On a small scale, you’ve taught me a lot of little things. That climbing the stairs – over and over and over again – can be fun (when I’m not terrified for your safety). You’ve taught me that splashing around in the sink can be a rather entertaining activity. You taught me that things that aren’t designed to be play toys (i.e. measuring cups, keys, etc.) can most definitely be play toys. You taught me a new way to say “hot dog” and “tractor” (“dot dog” and “at-too”). You taught me that we should all play now and sleep later. You reminded me that I used to love Sesame Street. You reminded me that when you’re little, every day is truly a new day.

Aside from these things, I’ve also learned quite a few big, life lessons from you.

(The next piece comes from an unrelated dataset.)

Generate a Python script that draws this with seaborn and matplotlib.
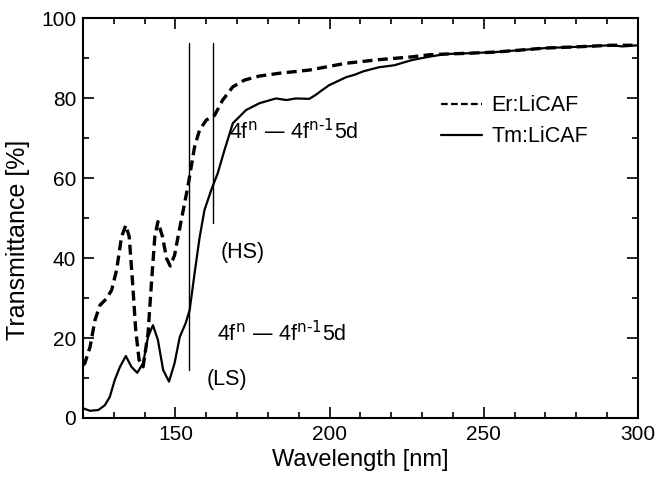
import pandas as pd
import matplotlib.pyplot as plt
import seaborn as sns
from matplotlib.ticker import MultipleLocator
from matplotlib.lines import Line2D

# Er:LiCAF (dashed)
er_wl = [120, 120.6, 122.3, 123.9, 125.5, 127.7, 129.3, 130.9, 132.5, 133.9, 135,
         136.1, 137.1, 138.2, 139.5, 141.1, 142.2, 143.3, 144.3, 145.8, 147.1,
         148.3, 149.7, 151, 152.4, 154, 155.1, 156.2, 157.8, 160, 162.7, 165.3,
         168.6, 172.4, 177.2, 183.7, 193.4, 205.3, 216, 226.7, 232, 237.6, 245,
         253.8, 262, 270, 280, 291.3, 300]
er_t = [13.2, 13.7, 17.8, 24.5, 28.2, 29.9, 32, 37, 45.3, 48.2, 45.3,
        33.7, 22, 14.5, 12.8, 21.2, 33.7, 45.3, 49.1, 45.3, 39.9,
        38, 40.7, 46, 51.5, 57.8, 62.8, 67.8, 72, 74.5, 75.7, 79.5,
        82.8, 84.5, 85.5, 86.2, 87, 88.7, 89.6, 90.3, 90.8, 91, 91.2,
        91.5, 92, 92.5, 92.8, 93.2, 93.2]

# Tm:LiCAF (solid)
tm_wl = [120, 120.1, 122.3, 125, 127.1, 128.7, 130.3, 132, 133.9, 135.7, 137.6,
         139.5, 141.1, 142.7, 144.3, 146, 147.9, 149.7, 151.4, 153.3, 154.6,
         156.2, 157.8, 159.4, 161.6, 163.7, 165.9, 168.6, 172.9, 177.2, 182.6,
         186, 189, 193.4, 195.5, 197.6, 199.8, 202, 205.3, 208, 211, 216, 221,
         226.7, 232, 237.6, 245, 253.8, 262, 270, 280, 291.3, 295, 300]
tm_t = [2.5, 2.4, 1.8, 2, 3.2, 5.3, 9.5, 12.8, 15.5, 12.8, 11.3,
        13.7, 20.3, 23.2, 19.5, 12, 9.1, 13.7, 20.3, 23.7, 27,
        36.2, 45, 52, 57, 61.2, 67, 73.7, 77, 78.7, 79.9,
        79.5, 79.9, 79.8, 80.8, 82, 83.2, 84, 85.2, 85.8, 86.7, 87.7, 88.2,
        89.5, 90.3, 91, 91.2, 91.5, 92, 92.5, 92.8, 93.2, 92.9, 93.2]

df = pd.concat([
    pd.DataFrame({"wl": er_wl, "T": er_t, "sample": "Er:LiCAF"}),
    pd.DataFrame({"wl": tm_wl, "T": tm_t, "sample": "Tm:LiCAF"}),
])

sns.set_style("ticks")
plt.rcParams['font.family'] = ['Liberation Sans', 'DejaVu Sans']
plt.rcParams.update({"text.color": "black", "axes.labelcolor": "black",
                     "xtick.color": "black", "ytick.color": "black",
                     "axes.edgecolor": "black"})

fig = plt.figure(figsize=(6.56, 4.83), dpi=100)
ax = fig.add_axes([0.1265, 0.1346, 0.846, 0.828])

sns.lineplot(data=df, x="wl", y="T", style="sample", color="black",
             dashes={"Er:LiCAF": (3, 1.6), "Tm:LiCAF": ""},
             size="sample", sizes={"Er:LiCAF": 2.4, "Tm:LiCAF": 1.6},
             estimator=None, sort=False, ax=ax, legend=False)

# vertical markers
ax.plot([154.3, 154.3], [12, 93.7], color="black", lw=1)
ax.plot([162.3, 162.3], [48.7, 93.7], color="black", lw=1)

label = r"4f$^{\rm n}$ — 4f$^{\rm n\text{-}1}$5d"
ax.text(167.5, 71.5, label, fontsize=15.5, va="center")
ax.text(164.8, 41.5, "(HS)", fontsize=15.5, va="center")
ax.text(163.4, 21, label, fontsize=15.5, va="center")
ax.text(160.2, 9.5, "(LS)", fontsize=15.5, va="center")

handles = [Line2D([], [], color="black", lw=1.6, ls=(0, (3, 1.5))),
           Line2D([], [], color="black", lw=1.6)]
ax.legend(handles, ["Er:LiCAF", "Tm:LiCAF"], loc="upper left",
          bbox_to_anchor=(0.61, 0.855), frameon=False, fontsize=15.5,
          handlelength=1.9, handletextpad=0.45, labelspacing=0.45)

ax.set_xlim(120, 300)
ax.set_ylim(0, 100)
ax.xaxis.set_major_locator(MultipleLocator(50))
ax.xaxis.set_minor_locator(MultipleLocator(10))
ax.yaxis.set_major_locator(MultipleLocator(20))
ax.yaxis.set_minor_locator(MultipleLocator(10))
ax.tick_params(which="both", direction="in", top=True, right=True,
               labelsize=15, width=1.2, pad=5)
ax.tick_params(which="major", length=8)
ax.tick_params(which="minor", length=4)
for s in ax.spines.values():
    s.set_linewidth(1.5)

ax.set_xlabel("Wavelength [nm]", fontsize=17, labelpad=4)
ax.set_ylabel("Transmittance [%]", fontsize=18)
ax.yaxis.set_label_coords(-0.095, 0.445)

fig.savefig("out.png", dpi=100)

The first one you taught me was not to be afraid of babies. embarrassing as this is to admit, I was mildly terrified of infants before I had you. I thought they were adorable (like every other woman in the world), but I didn’t like holding them and if I interacted with them, I preferred it to be from a safe distance. They always cried when I got near them, and nothing scared me more than a crying infant. But then there was you and you were mine and it all went away. I learned how to change a diaper. I learned that bouncing you when you cried would calm you down. I learned that if a baby cries when you hold it, it doesn’t mean that the baby hates you or that you somehow harmed it. Even though I read a million books and Googled a million things about how to be a mother, you were the one who actually taught me. You teach me that every time I see you.

The biggest thing I think I’ve learned from having you as my son is that I should take joy in the little things in life. When you were figuring out how to turn on the lawn mower lights, you had to watch Pop-pop 3 do it a couple of times – the first time you did it by yourself, you looked up at me and gave me the biggest smile! And I found myself absolutely thrilled. I was smiling and laughing and just utterly excited…about turning on the lawn mower’s headlights. It sounds silly, but those are the things that you find happiness in.

Everything is new to you – it’s why you do things over and over again, because it’s so exciting to have figured this “new thing” out. So unlike most 20-year olds, I get excited about lawn mower headlights, and turning keys in locks, and walking up and down the stairs. To you, everything is something worth discovering, and that is a kind of magic that can be lost on adults. We forget how fun and exciting the world can be because we assume that given our age and experience, we’ve figured it all out. Seeing the world through your eyes…it’s refreshing and beautiful, in a way. And though it’s humbling, you’ve taught me that maybe I don’t know it all.

As soon as The B’s and I figure out our next rendezvous date, I’ll start counting down my days again. But until then, I’ll just think of you when I use keys or stairs or bathroom sinks. And, most likely, all of the minutes in between.